Weak-field limit of Kaluza-Klein models with spherical compactification: experimental constraints

Abstract: We investigate the classical gravitational tests for the six-dimensional Kaluza-Klein model with spherical (of a radius $a$) compactification of the internal space. The model contains also a bare multidimensional cosmological constant $\Lambda_6$. The matter, which corresponds to this ansatz, can be simulated by a perfect fluid with the vacuum equation of state in the external space and an arbitrary equation of state with the parameter $\omega_1$ in the internal space.
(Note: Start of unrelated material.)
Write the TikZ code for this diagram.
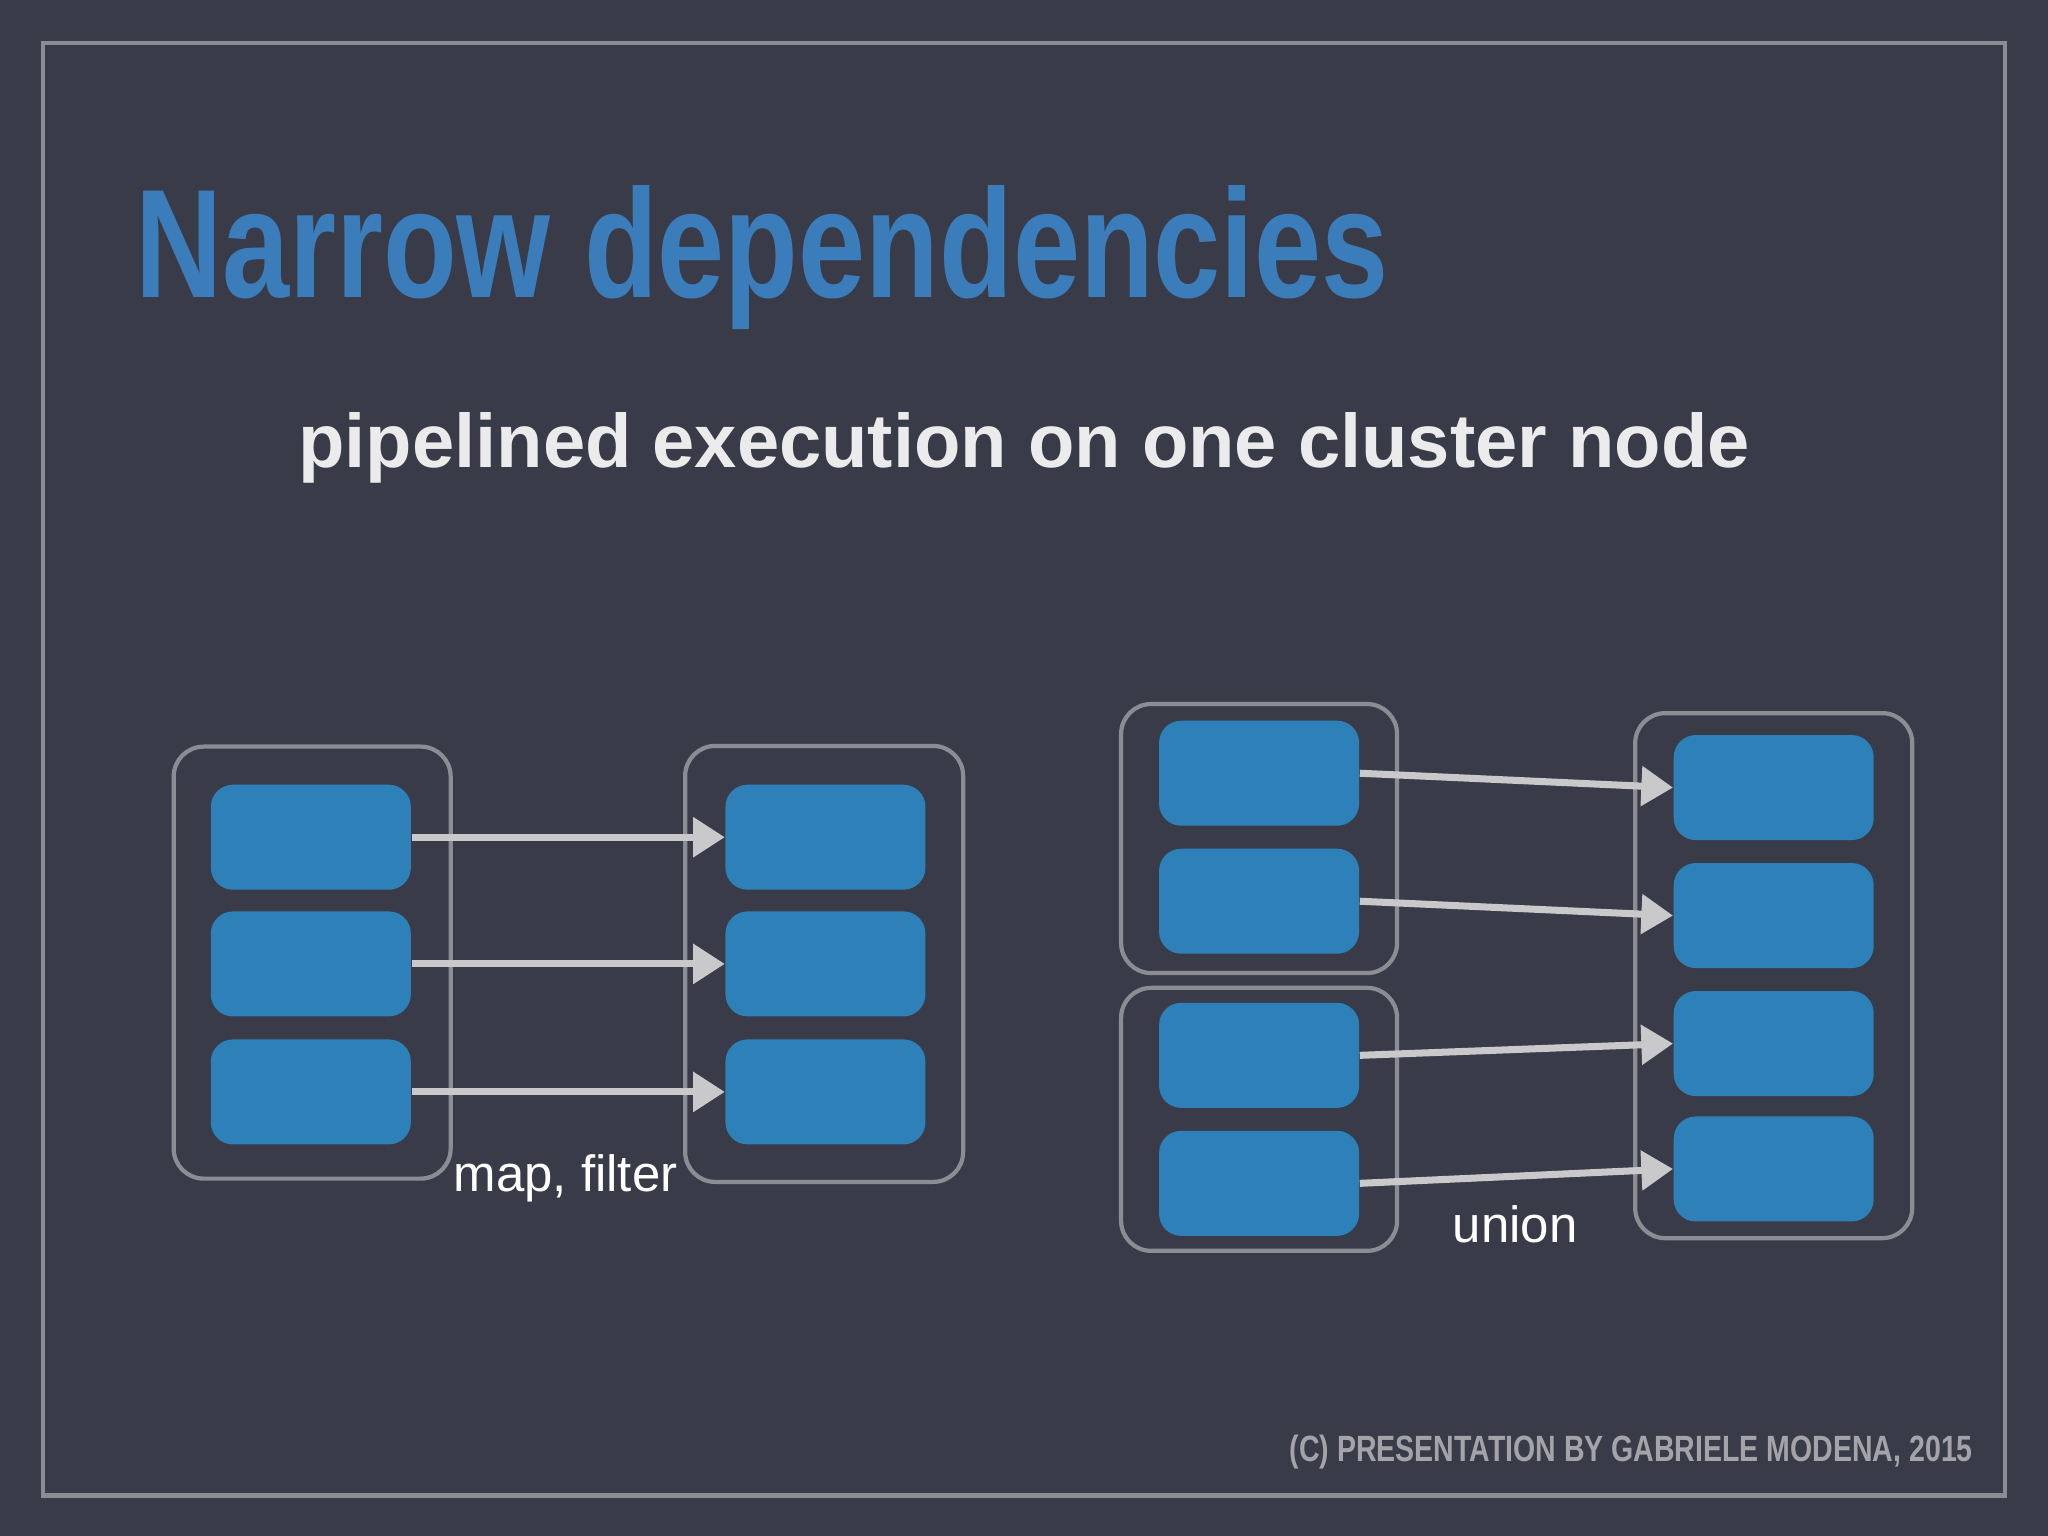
\documentclass[tikz,border=0pt]{standalone}
\usepackage{fontspec}
\setmainfont{Liberation Sans}
\newfontfamily\condfont[FakeStretch=0.78]{Liberation Sans}
\usetikzlibrary{arrows.meta, positioning}
\definecolor{slidebg}{HTML}{3A3B48}
\definecolor{titleblue}{HTML}{3A7DBA}
\definecolor{partblue}{HTML}{2E80B9}
\definecolor{framegray}{HTML}{8C8C94}
\definecolor{arrowgray}{HTML}{C9C9CC}
\tikzset{
	part/.style={fill=partblue, rounded corners=0.22cm, minimum width=2cm, minimum height=1.05cm},
	box/.style={draw=framegray, line width=1.2pt, rounded corners=0.3cm},
	dep/.style={draw=arrowgray, line width=2pt, -{Triangle[length=9pt,width=11pt]}},
	lbl/.style={text=white, font=\fontsize{14.5}{17}\selectfont}
}
\begin{document}
\begin{tikzpicture}[x=0.01306cm, y=-0.01306cm]
		\fill[slidebg] (0,0) rectangle (1568,1176);
		\useasboundingbox (0,0) rectangle (1568,1176);
		\draw[framegray, line width=1.3pt] (33,33) rectangle (1535,1145);
		
		\node[anchor=base west, inner sep=0, text=titleblue] (title) at (103,228)
			{\condfont\bfseries\fontsize{44}{50}\selectfont Narrow dependencies};
		\node[anchor=base, inner sep=0, text=white!92!black] (subtitle) at (784,358)
			{\bfseries\fontsize{21.6}{26}\selectfont pipelined execution on one cluster node};
		\node[anchor=base east, inner sep=0, text=framegray!80!white] (credit) at (1511,1119)
			{\condfont\bfseries\fontsize{10.4}{13}\selectfont (C) PRESENTATION BY GABRIELE MODENA, 2015};
		
		% map, filter
		\node[box, minimum width=2.77cm, minimum height=4.32cm] (mapin) at (239,737) {};
		\node[box, minimum width=2.78cm, minimum height=4.36cm] (mapout) at (631,738) {};
		\node[part] (in1) at (238,641) {};
		\node[part] (in2) at (238,738) {};
		\node[part] (in3) at (238,836) {};
		\node[part] (out1) at (632,641) {};
		\node[part] (out2) at (632,738) {};
		\node[part] (out3) at (632,836) {};
		\draw[dep] (in1.east) -- (out1.west);
		\draw[dep] (in2.east) -- (out2.west);
		\draw[dep] (in3.east) -- (out3.west);
		\node[lbl] (maplabel) at (433,902) {map, filter};
		
		% union
		\node[box, minimum width=2.76cm, minimum height=2.69cm] (unina) at (964,642) {};
		\node[box, minimum width=2.76cm, minimum height=2.63cm] (uninb) at (964,857) {};
		\node[box, minimum width=2.77cm, minimum height=5.25cm] (unout) at (1358,747) {};
		\node[part] (ua1) at (964,592) {};
		\node[part] (ua2) at (964,690) {};
		\node[part] (ub1) at (964,808) {};
		\node[part] (ub2) at (964,906) {};
		\node[part] (uo1) at (1358,603) {};
		\node[part] (uo2) at (1358,701) {};
		\node[part] (uo3) at (1358,799) {};
		\node[part] (uo4) at (1358,895) {};
		\draw[dep] (ua1.east) -- (uo1.west);
		\draw[dep] (ua2.east) -- (uo2.west);
		\draw[dep] (ub1.east) -- (uo3.west);
		\draw[dep] (ub2.east) -- (uo4.west);
		\node[lbl] (unionlabel) at (1160,937) {union};
\end{tikzpicture}
\end{document}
For example, $\omega_1=1$ and $\omega_1=2$ correspond to the monopole two-forms and the Casimir effect, respectively. In the particular case $\Lambda_6=0$, the parameter $\omega_1$ is also absent: $\omega_1=0$. In the weak-field approximation, we perturb the background ansatz by a point-like mass. We demonstrate that in the case $\omega_1>0$ the perturbed metric coefficients have the Yukawa type corrections with respect to the usual Newtonian gravitational potential. The inverse square law experiments restrict the parameters of the model: $a/\sqrt{\omega_1}\lesssim 6\times10^{-3}\ {{cm}}$. Therefore, in the Solar system the parameterized post-Newtonian parameter $\gamma$ is equal to 1 with very high accuracy. Thus, our model satisfies the gravitational experiments (the deflection of light and the time delay of radar echoes) at the same level of accuracy as General Relativity. We demonstrate also that our background matter provides the stable compactification of the internal space in the case $\omega_1>0$. However, if $\omega_1=0$, then the parameterized post-Newtonian parameter $\gamma=1/3$, which strongly contradicts the observations.